Previously, I was a Research Scientist Intern at Meta Reality Labs, advised by Jonathon Luiten.
My research interests are in generative AI, 3D/4D reconstruction and tracking, and interpretability of vision foundation models for unveiling novel applications.
I completed my Master's at the Weizmann Institute in Tali Dekel's lab, and received my Bachelor's degree in Computer Science at the American University of Armenia.
We present DRoPS, a method for dynamic scene reconstruction from monocular videos that leverages a static pre-scan of the dynamic object as an explicit geometric and appearance prior.
By organizing Gaussian primitives into surface-aligned pixel grids and modeling motion with a CNN-based Deep Motion Prior,
DRoPS achieves SOTA in novel-view synthesis and long-range 3D tracking accuracy.
We introduce a color-encoded illumination setup for high-speed volumetric scene reconstruction that temporally encodes dynamics via sequential colored strobes.
This enables reconstruction of dynamic scenes from conventional camera frame rates while recovering detailed geometry and motion.
We present a novel self-supervised method for long-range dense tracking in video, which harnesses the powerful visual prior of DINO.
By combining test-time training on a single input video with the semantic representations of DINO,
DINO-Tracker reaches SOTA in tracking across long occlusions.
We present a new framework for text-driven image-to-image translation that harnesses the power of a pre-trained text-to-image diffusion model.
We observe and empirically demonstrate that fine-grained control over the generated structure can be achieved by manipulating spatial features and their self-attention inside the model.

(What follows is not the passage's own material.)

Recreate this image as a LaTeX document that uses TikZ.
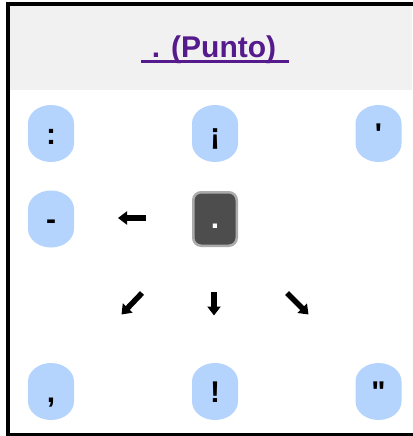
\documentclass[tikz,border=0pt]{standalone}
\usepackage{fontspec}
\setmainfont{Liberation Sans}[Ligatures=TeXOff]
\usetikzlibrary{arrows.meta,calc}
\definecolor{pillblue}{HTML}{B4D4FE}
\definecolor{headgrey}{HTML}{F1F1F1}
\definecolor{linkpurple}{HTML}{551A8B}
\definecolor{darkbox}{HTML}{4D4D4D}
\definecolor{boxedge}{HTML}{ABABAB}
\tikzset{
  pillspot/.style={draw=none, fill=none, minimum width=46pt, minimum height=57pt, inner sep=0pt},
  curbox/.style={fill=darkbox, draw=boxedge, line width=2.5pt, rounded corners=8pt, minimum width=43.5pt, minimum height=53.5pt, inner sep=0pt},
  glyph/.style={anchor=base, inner sep=0pt, font=\fontsize{30}{36}\selectfont\bfseries},
  heavyarrow/.style={line width=5.5pt, -{Triangle[length=9pt,width=13pt]}},
}
% #1 name, #2 position, #3 text
\newcommand\mkpill[3]{%
  \node[pillspot] (#1) at (#2) {};
  \fill[pillblue] ($(#1.center)+(-23,-10)$)
     arc[start angle=180, end angle=360, x radius=23, y radius=18.5]
     -- ($(#1.center)+(23,10)$)
     arc[start angle=0, end angle=180, x radius=23, y radius=18.5]
     -- cycle;
  \node[glyph] at ($(#1.center)+(0,10.5)$) {#3};
}
\begin{document}
\begin{tikzpicture}[x=1pt,y=-1pt]
\useasboundingbox (0,0) rectangle (412,436);
% header
\fill[headgrey] (10,6) rectangle (412,90);
% frame (open on the right)
\draw[line width=4pt] (413,4) -- (8,4) -- (8,434.5) -- (413,434.5);
% title
\node[glyph, text=linkpurple] (title) at (214,57) {. (Punto)};
\draw[linkpurple, line width=2.2pt] (141,61.5) -- (289,61.5);
% row 1
\mkpill{colon}{51,133.5}{:}
\mkpill{inv}{215,133.5}{¡}
\mkpill{apos}{378.5,133.5}{'}
% row 2
\mkpill{dash}{51,219}{-}
\node[curbox] (dot) at (215,219) {};
\node[glyph, text=white] at ($(dot.center)+(0,9.5)$) {.};
% row 4
\mkpill{comma}{51,391.5}{,}
\mkpill{excl}{215,391.5}{!}
\mkpill{quot}{378.5,391.5}{"}
% arrows
\coordinate (wS) at (146,218);
\coordinate (wE) at (118,218);
\coordinate (sS) at (214,292);
\coordinate (sE) at (214,315.5);
\coordinate (swS) at (142,293);
\coordinate (swE) at (121.5,314.5);
\coordinate (seS) at (287,293);
\coordinate (seE) at (308.5,314.5);
\draw[heavyarrow] (wS) -- (wE);
\draw[heavyarrow] (sS) -- (sE);
\draw[heavyarrow] (swS) -- (swE);
\draw[heavyarrow] (seS) -- (seE);
\end{tikzpicture}
\end{document}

We design a feed-forward model for real-time semantic appearance transfer that is directly conditioned on ViT features,
allowing the model to utilize the powerful information they encode.
We present a method for semantically transferring the appearance of one natural image to another.
We train a generator given only a single structure/appearance image pair as input.
Our key idea is leveraging a pre-trained Vision Transformer as a semantic prior by
deriving novel representations of structure and appearance from its feature space.